*Problem requirements:* Copy every line in the records below that contains the word "this".

*Given data:*
########
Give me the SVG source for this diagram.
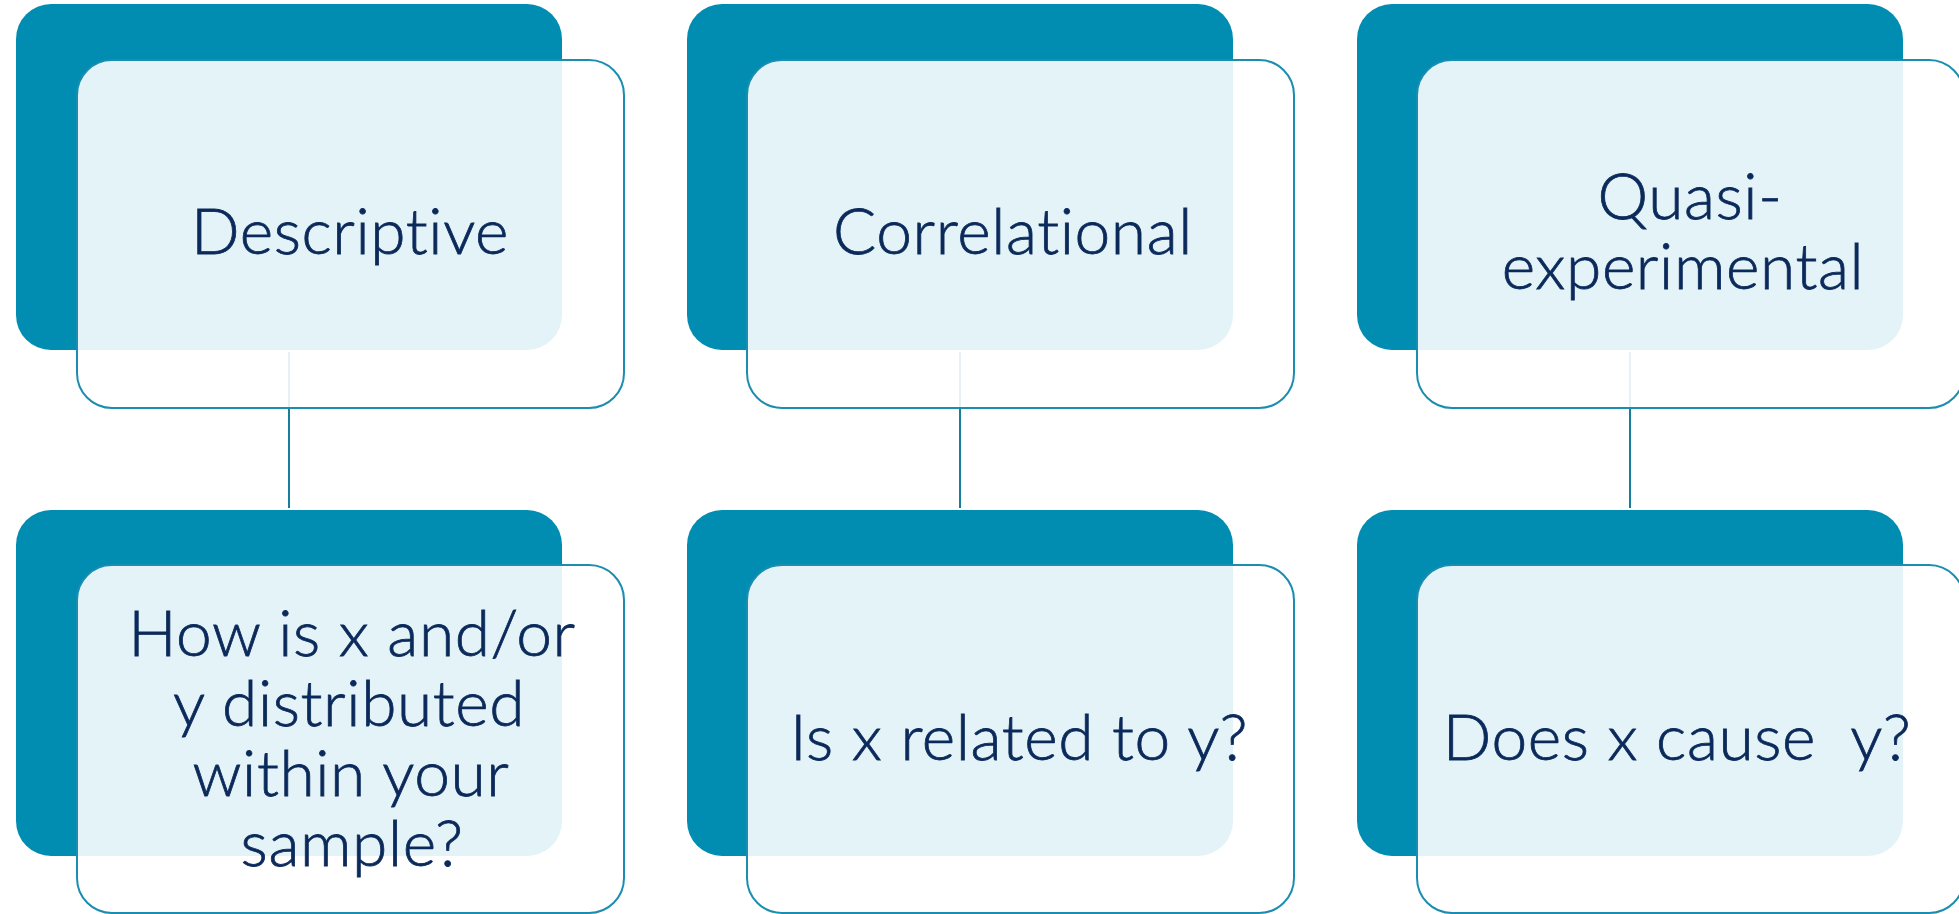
########
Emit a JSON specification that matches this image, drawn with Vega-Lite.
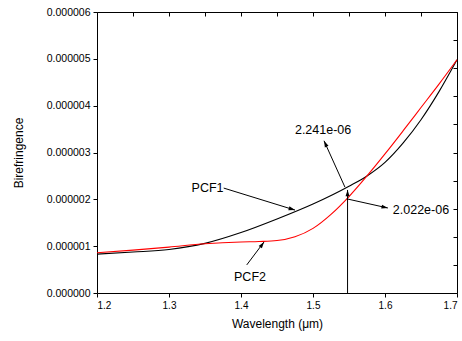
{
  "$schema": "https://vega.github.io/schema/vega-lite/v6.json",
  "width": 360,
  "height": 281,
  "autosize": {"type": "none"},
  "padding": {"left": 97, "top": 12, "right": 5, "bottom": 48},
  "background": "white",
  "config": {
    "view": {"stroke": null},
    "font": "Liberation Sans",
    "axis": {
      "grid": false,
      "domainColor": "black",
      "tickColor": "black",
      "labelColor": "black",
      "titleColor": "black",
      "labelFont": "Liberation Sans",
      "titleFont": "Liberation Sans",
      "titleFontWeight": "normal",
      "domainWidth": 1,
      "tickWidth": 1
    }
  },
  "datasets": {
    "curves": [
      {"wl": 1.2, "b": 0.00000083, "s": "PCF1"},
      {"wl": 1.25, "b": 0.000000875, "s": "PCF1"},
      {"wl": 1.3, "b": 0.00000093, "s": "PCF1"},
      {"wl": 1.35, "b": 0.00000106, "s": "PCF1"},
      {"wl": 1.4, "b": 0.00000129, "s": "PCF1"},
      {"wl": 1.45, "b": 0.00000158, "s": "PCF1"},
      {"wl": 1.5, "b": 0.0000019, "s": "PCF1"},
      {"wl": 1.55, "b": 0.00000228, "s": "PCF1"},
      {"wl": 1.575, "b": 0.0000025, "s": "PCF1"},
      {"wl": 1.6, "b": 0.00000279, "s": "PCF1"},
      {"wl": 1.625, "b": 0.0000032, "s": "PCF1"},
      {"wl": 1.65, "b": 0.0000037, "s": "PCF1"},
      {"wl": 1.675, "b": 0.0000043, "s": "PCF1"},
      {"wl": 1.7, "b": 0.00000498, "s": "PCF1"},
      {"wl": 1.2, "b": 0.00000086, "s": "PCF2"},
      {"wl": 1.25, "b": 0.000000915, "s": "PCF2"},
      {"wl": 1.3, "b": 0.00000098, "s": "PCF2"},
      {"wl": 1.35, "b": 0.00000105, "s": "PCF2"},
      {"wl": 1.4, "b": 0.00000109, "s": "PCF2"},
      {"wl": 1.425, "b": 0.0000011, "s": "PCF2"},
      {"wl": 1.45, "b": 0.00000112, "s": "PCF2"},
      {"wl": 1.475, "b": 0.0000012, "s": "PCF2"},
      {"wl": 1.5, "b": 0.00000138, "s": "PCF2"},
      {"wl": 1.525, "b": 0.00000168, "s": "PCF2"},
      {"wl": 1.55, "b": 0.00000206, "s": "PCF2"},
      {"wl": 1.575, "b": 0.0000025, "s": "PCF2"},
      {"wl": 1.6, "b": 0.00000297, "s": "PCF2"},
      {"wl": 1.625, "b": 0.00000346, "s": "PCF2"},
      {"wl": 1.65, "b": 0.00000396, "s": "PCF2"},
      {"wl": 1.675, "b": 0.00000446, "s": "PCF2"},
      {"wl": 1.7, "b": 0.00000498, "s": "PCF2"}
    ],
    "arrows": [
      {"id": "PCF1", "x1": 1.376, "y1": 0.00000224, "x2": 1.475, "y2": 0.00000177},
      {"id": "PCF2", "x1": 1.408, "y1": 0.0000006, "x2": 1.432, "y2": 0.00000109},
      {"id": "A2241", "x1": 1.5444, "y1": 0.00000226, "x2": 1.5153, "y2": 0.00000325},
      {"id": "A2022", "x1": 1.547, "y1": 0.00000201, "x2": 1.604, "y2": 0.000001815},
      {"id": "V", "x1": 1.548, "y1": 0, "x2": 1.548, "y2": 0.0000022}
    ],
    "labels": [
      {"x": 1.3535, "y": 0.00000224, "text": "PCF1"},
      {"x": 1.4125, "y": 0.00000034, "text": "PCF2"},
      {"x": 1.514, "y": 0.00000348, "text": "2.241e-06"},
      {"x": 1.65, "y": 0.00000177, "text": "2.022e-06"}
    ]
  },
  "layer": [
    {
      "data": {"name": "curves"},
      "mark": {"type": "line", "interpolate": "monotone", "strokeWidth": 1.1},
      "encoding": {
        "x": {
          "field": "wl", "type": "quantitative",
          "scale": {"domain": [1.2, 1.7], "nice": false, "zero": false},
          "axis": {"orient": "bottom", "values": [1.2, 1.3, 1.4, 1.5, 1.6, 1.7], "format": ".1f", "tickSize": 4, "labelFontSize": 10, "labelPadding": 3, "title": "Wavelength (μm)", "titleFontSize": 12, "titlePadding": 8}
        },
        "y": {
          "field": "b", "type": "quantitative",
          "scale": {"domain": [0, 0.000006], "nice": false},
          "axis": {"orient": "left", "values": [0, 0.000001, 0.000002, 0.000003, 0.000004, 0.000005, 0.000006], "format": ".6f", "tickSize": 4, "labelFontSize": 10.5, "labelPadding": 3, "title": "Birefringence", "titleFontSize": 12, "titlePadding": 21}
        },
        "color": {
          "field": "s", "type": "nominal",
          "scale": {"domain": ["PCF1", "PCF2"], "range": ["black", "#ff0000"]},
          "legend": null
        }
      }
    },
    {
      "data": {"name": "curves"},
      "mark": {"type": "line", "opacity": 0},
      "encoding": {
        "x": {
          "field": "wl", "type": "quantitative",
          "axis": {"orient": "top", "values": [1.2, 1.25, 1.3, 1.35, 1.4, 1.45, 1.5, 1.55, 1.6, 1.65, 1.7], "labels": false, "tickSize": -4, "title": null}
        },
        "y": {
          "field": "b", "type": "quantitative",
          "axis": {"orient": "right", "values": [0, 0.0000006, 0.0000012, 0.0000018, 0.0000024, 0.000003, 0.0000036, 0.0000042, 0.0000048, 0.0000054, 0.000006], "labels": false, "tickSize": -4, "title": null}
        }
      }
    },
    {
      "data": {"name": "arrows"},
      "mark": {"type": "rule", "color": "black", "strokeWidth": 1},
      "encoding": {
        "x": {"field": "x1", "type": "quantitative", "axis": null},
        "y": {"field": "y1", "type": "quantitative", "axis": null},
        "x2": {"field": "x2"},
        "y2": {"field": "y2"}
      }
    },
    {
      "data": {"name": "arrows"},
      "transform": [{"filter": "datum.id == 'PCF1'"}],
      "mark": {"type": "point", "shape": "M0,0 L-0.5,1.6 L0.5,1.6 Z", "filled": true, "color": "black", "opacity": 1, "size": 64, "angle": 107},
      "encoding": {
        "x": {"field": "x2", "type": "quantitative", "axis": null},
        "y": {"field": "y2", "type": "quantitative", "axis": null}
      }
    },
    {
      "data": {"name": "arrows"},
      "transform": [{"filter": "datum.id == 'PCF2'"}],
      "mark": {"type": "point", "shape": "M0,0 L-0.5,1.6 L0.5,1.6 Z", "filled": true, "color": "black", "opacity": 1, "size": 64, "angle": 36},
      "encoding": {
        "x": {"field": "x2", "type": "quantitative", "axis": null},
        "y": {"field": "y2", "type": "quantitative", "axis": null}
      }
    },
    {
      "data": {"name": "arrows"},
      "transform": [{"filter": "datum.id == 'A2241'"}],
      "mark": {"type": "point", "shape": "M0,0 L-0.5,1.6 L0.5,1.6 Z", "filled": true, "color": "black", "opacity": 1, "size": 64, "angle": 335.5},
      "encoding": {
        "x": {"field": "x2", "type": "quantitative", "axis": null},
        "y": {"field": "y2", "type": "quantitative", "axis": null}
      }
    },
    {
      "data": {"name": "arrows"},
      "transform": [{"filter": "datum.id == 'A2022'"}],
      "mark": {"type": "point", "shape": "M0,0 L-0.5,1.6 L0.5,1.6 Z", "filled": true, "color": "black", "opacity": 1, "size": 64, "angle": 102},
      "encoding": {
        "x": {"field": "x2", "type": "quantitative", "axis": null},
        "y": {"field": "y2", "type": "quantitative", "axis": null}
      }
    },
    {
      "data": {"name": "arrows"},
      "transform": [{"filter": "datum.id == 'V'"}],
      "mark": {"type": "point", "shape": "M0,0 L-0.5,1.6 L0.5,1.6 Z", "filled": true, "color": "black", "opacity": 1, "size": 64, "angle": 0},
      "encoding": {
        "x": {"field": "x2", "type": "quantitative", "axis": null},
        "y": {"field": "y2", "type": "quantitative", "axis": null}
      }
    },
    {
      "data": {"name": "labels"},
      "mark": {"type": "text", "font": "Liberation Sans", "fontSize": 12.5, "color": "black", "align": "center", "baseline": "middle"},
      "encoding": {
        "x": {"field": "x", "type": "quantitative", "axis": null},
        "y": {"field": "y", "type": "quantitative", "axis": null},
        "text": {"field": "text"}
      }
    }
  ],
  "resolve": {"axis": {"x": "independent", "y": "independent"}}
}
########
*Complete response:*
Give me the SVG source for this diagram.
Emit a JSON specification that matches this image, drawn with Vega-Lite.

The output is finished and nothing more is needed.